- Born: Israel
- Education: Hebrew University of Jerusalem
- Known for: Representation theory, High dimensional expanders, Golden Gates for three dimensional unitary groups
- Awards: Levitzki prize (2026), Azrieli Early Career Faculty Fellowship (2021-2022), SASTRA Ramanujan Prize (2020), Clore Scholarship (2016), Perlman Prize (2014), Zafriri Prize (2014),
- Scientific career
- Fields: Mathematics
- Workplaces: Hebrew University of Jerusalem, Princeton University, Institute for Advanced Study
- Doctoral advisor: Alexander Lubotzky

= Shai Evra =

Israeli mathematician

Shai Evra (שי אברה) is a mathematician at the Hebrew University of Jerusalem specialising in representation theory. He was awarded the SASTRA Ramanujan Prize in 2020. He researches symmetric spaces of arithmetic groups.
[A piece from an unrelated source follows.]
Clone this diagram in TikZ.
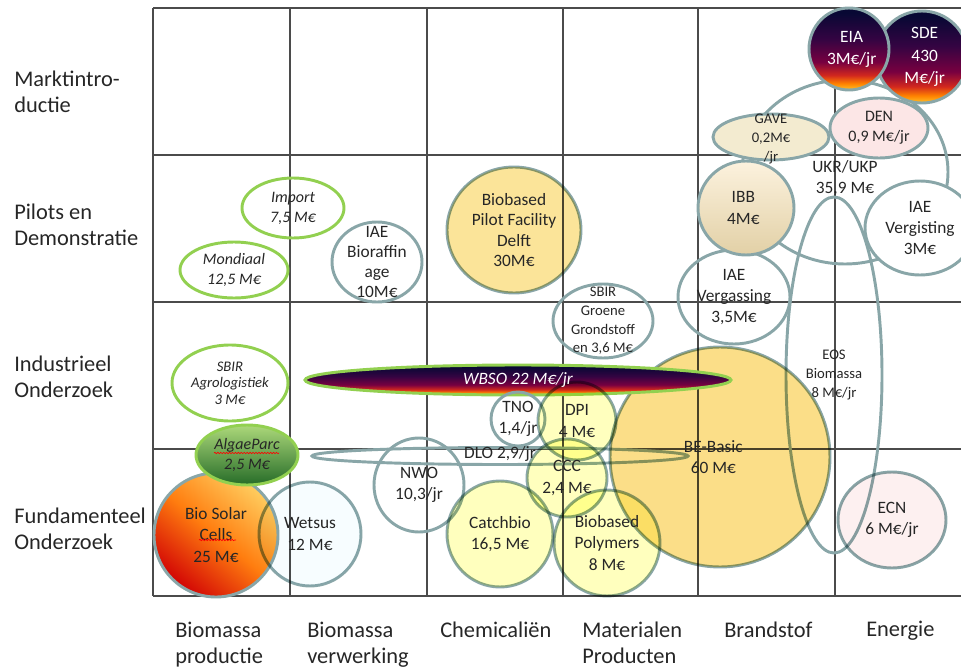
\documentclass[tikz,border=0pt]{standalone}
\usepackage{fontspec}
\setmainfont{Carlito}
\usetikzlibrary{positioning}
\usetikzlibrary{decorations.pathmorphing}

\definecolor{gridgray}{RGB}{75,75,75}
\definecolor{ringgray}{RGB}{137,166,168}
\definecolor{ringgreen}{RGB}{146,208,80}
\definecolor{basicorange}{RGB}{251,222,136}
\definecolor{delftorange}{RGB}{251,228,153}
\definecolor{paleyellow}{RGB}{255,255,190}
\definecolor{gavecream}{RGB}{243,235,208}
\definecolor{denpink}{RGB}{252,230,230}
\definecolor{ecnpink}{RGB}{253,240,240}
\definecolor{ibbtop}{RGB}{252,242,222}
\definecolor{ibbbottom}{RGB}{226,208,166}
\definecolor{algaetop}{RGB}{172,216,122}
\definecolor{algaebottom}{RGB}{38,108,40}
\definecolor{solarlight}{RGB}{255,205,95}
\definecolor{solarorange}{RGB}{255,125,15}
\definecolor{solarred}{RGB}{210,5,5}
\definecolor{sunnavy}{RGB}{8,8,52}
\definecolor{sunpurple}{RGB}{52,4,66}
\definecolor{sunmaroon}{RGB}{120,0,64}
\definecolor{sunred}{RGB}{210,40,30}
\definecolor{sunorange}{RGB}{255,130,0}
\definecolor{sunyellow}{RGB}{255,196,40}

\pgfdeclareverticalshading{sunset}{100bp}{color(0bp)=(sunyellow); color(25bp)=(sunyellow); color(29bp)=(sunorange); color(34bp)=(sunred); color(42bp)=(sunmaroon); color(56bp)=(sunpurple); color(72bp)=(sunnavy); color(100bp)=(sunnavy)}

\pgfdeclarelayer{front}
\pgfsetlayers{main,front}

\newcommand{\bigtxt}{\fontsize{13}{16}\selectfont}
\newcommand{\midtxt}{\fontsize{12}{15}\selectfont}
\newcommand{\smalltxt}{\fontsize{11}{14}\selectfont}

\tikzstyle{gridline}=[draw=gridgray, line width=1.1pt]
\tikzstyle{ring}=[draw=ringgray, line width=2.2pt]
\tikzstyle{greenring}=[draw=ringgreen, line width=2.2pt]
\tikzset{tint/.style={ring, fill=#1, blend mode=multiply}}
\tikzstyle{bubbletext}=[align=center, inner sep=0, text=black!85, font=\bigtxt]
\tikzstyle{rowtext}=[anchor=west, align=left, inner sep=0, text=black!85, font=\fontsize{16.8}{19.5}\selectfont]
\tikzstyle{coltext}=[anchor=west, align=left, inner sep=0, text=black!85, font=\fontsize{16.8}{19.5}\selectfont]
\tikzstyle{squiggle}=[draw=red, line width=0.5pt, decorate, decoration={snake, amplitude=0.5pt, segment length=2.2pt}]

% name, centre, x radius, y radius, shape style, text style, text
\newcommand{\bubble}[7]{
\path[#5] (#2) ellipse [x radius=#3, y radius=#4];
\begin{pgfonlayer}{front}
\node[bubbletext, #6] (#1) at (#2) {#7};
\end{pgfonlayer}
}

\begin{document}
\begin{tikzpicture}[x=0.75pt, y=-0.75pt]
\useasboundingbox (0,0) rectangle (961,671);
\clip (0,0) rectangle (961,671);

% grid
\draw[gridline] (153,8) -- (961,8);
\draw[gridline] (153,155) -- (961,155);
\draw[gridline] (153,302) -- (961,302);
\draw[gridline] (153,449) -- (961,449);
\draw[gridline] (153,596) -- (961,596);
\draw[gridline] (153,8) -- (153,596);
\draw[gridline] (290,8) -- (290,596);
\draw[gridline] (427,8) -- (427,596);
\draw[gridline] (563,8) -- (563,596);
\draw[gridline] (698,8) -- (698,596);
\draw[gridline] (835,8) -- (835,596);

% row and column headings
\node[rowtext] (markt) at (14,92) {Marktintro-\\ductie};
\node[rowtext] (pilots) at (14,225) {Pilots en\\Demonstratie};
\node[rowtext] (industrie) at (14,377) {Industrieel\\Onderzoek};
\node[rowtext] (fundament) at (14,529) {Fundamenteel\\Onderzoek};

\node[coltext] (bmprod) at (175,645) {Biomassa\\productie};
\node[coltext] (bmverw) at (307,645) {Biomassa\\verwerking};
\node[coltext] (chem) at (440,630) {Chemicaliën};
\node[coltext] (mat) at (582,643) {Materialen\\Producten};
\node[coltext] (brand) at (724,630) {Brandstof};
\node[coltext] (energie) at (866,631) {Energie};

% bubbles, back to front
\bubble{ukr}{845,172}{103}{92}{ring}{yshift=-4.5pt}{UKR/UKP\\35,9 M€}
\bubble{eos}{834,375}{48}{178}{ring}{font=\smalltxt}{EOS\\Biomassa\\8 M€/jr}
\bubble{dlo}{500,456}{188}{8.5}{ring}{yshift=1.5pt}{DLO 2,9/jr}
\bubble{sde}{922,57}{46}{46}{ring, shade, shading=sunset}{text=white, font=\fontsize{13}{17}\selectfont, xshift=2pt}{SDE\\430\\M€/jr}
\bubble{eia}{849,49}{40}{41}{ring, shade, shading=sunset}{text=white, font=\fontsize{13}{16.5}\selectfont, xshift=2pt}{EIA\\3M€/jr}
\bubble{den}{879,128}{49}{30}{ring, fill=denpink}{font=\midtxt}{DEN\\0,9 M€/jr}
\bubble{gave}{771,137}{58}{23}{ring, fill=gavecream}{font=\smalltxt, yshift=-1.5pt}{GAVE\\0,2M€\\/jr}
\bubble{vergisting}{920,228}{55}{47}{ring, fill=white}{font=\fontsize{13}{15.4}\selectfont}{IAE\\Vergisting\\3M€}
\bubble{vergassing}{734,297}{56}{47}{ring}{}{IAE\\Vergassing\\3,5M€}
\bubble{ibb}{746,208}{48}{47}{ring, top color=ibbtop, bottom color=ibbbottom}{xshift=-2pt}{IBB\\4M€}
\bubble{groene}{603,321}{50}{37}{ring}{font=\smalltxt}{SBIR\\Groene\\Grondstoff\\en 3,6 M€}
\bubble{delft}{514,230}{67}{63}{tint=delftorange}{font=\fontsize{13}{15.4}\selectfont}{Biobased\\Pilot Facility\\Delft\\30M€}
\bubble{bioraf}{377,262}{45}{40}{ring}{font=\fontsize{13}{15}\selectfont}{IAE\\Bioraffin\\age\\10M€}
\bubble{import}{293,208}{51}{30}{greenring}{font=\midtxt\itshape}{Import\\7,5 M€}
\bubble{mondiaal}{234,270}{54}{28}{greenring}{font=\midtxt\itshape}{Mondiaal\\12,5 M€}
\bubble{agro}{230,383}{58}{38}{greenring}{font=\fontsize{11}{12.5}\selectfont\itshape}{SBIR\\Agrologistiek\\3 M€}
\bubble{solar}{216,535}{62}{62}{ring, top color=solarlight, bottom color=solarred, middle color=solarorange, shading angle=-40}{}{Bio Solar\\Cells\\25 M€}
\bubble{wetsus}{310,534}{51}{52}{tint=white!97!cyan}{}{Wetsus\\12 M€}
\bubble{algae}{247,455}{51}{30}{greenring, top color=algaetop, bottom color=algaebottom}{font=\midtxt\itshape}{AlgaeParc\\2,5 M€}
\bubble{nwo}{419,485}{45}{47}{ring}{}{NWO\\10,3/jr}
\bubble{basic}{720,457}{110}{110}{tint=basicorange}{xshift=-5pt}{BE-Basic\\60 M€}
\bubble{wbso}{518,380}{213}{15}{greenring, shade, shading=sunset}{text=white, font=\bigtxt\itshape}{WBSO 22 M€/jr}
\bubble{tno}{518,419}{27}{27}{ring}{}{TNO\\1,4/jr}
\bubble{dpi}{577,421}{39}{39}{tint=paleyellow}{}{DPI\\4 M€}
\bubble{ccc}{567,478}{40}{39}{tint=paleyellow}{}{CCC\\2,4 M€}
\bubble{catchbio}{500,534}{53}{53}{tint=paleyellow}{}{Catchbio\\16,5 M€}
\bubble{polymers}{607,543}{53}{53}{tint=paleyellow}{}{Biobased\\Polymers\\8 M€}
\bubble{ecn}{892,520}{54}{48}{tint=ecnpink}{}{ECN\\6 M€/jr}

% spelling marks
\begin{pgfonlayer}{front}
\draw[squiggle] (214,453) -- (279,453);
\draw[squiggle] (199,540) -- (236,540);
\end{pgfonlayer}
\end{tikzpicture}
\end{document}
According to the SASTRA Ramanujan Prize citation, Shai Evra was selected for the prize for his outstanding work on ". . . high dimensional expanders in the area of combinatorial and geometric topology and on Golden Gates for three dimensional unitary groups. He employed deep results from representation theory and number theory, pertaining to the Generalised Ramanujan Conjectures. The prize recognises his fundamental paper in the Journal of Topology and Analysis, in which he extends both the combinatorics and automorphic form theory to generalise the construction of Mikhail Gromov and others on expander graphs. His fundamental work will have major implications even outside mathematics, extending into theoretical computer science, according to the citation."

Shai Evra was born in Israel. He had his education at the Hebrew University of Jerusalem earning the B Sc degree in 2012, M Sc degree in 2013 and Ph D degree in 2019. His research supervisor was Alexander Lubotzky. He has been a postdoctoral researcher at the Institute for Advanced Study (2018–2020) and is an instructor at Princeton University for 2020–2021. He subsequently returned to the Hebrew University of Jerusalem as a senior lecturer in the Einstein Institute of Mathematics.

==Other honours==

The other recognitions Evra had earned include Clore Scholarship instituted by Clore Israel Foundation (2016), the Perlman Prize, Hebrew University of Jerusalem (2014) and the Zafriri Prize, Hebrew University of Jerusalem (2014).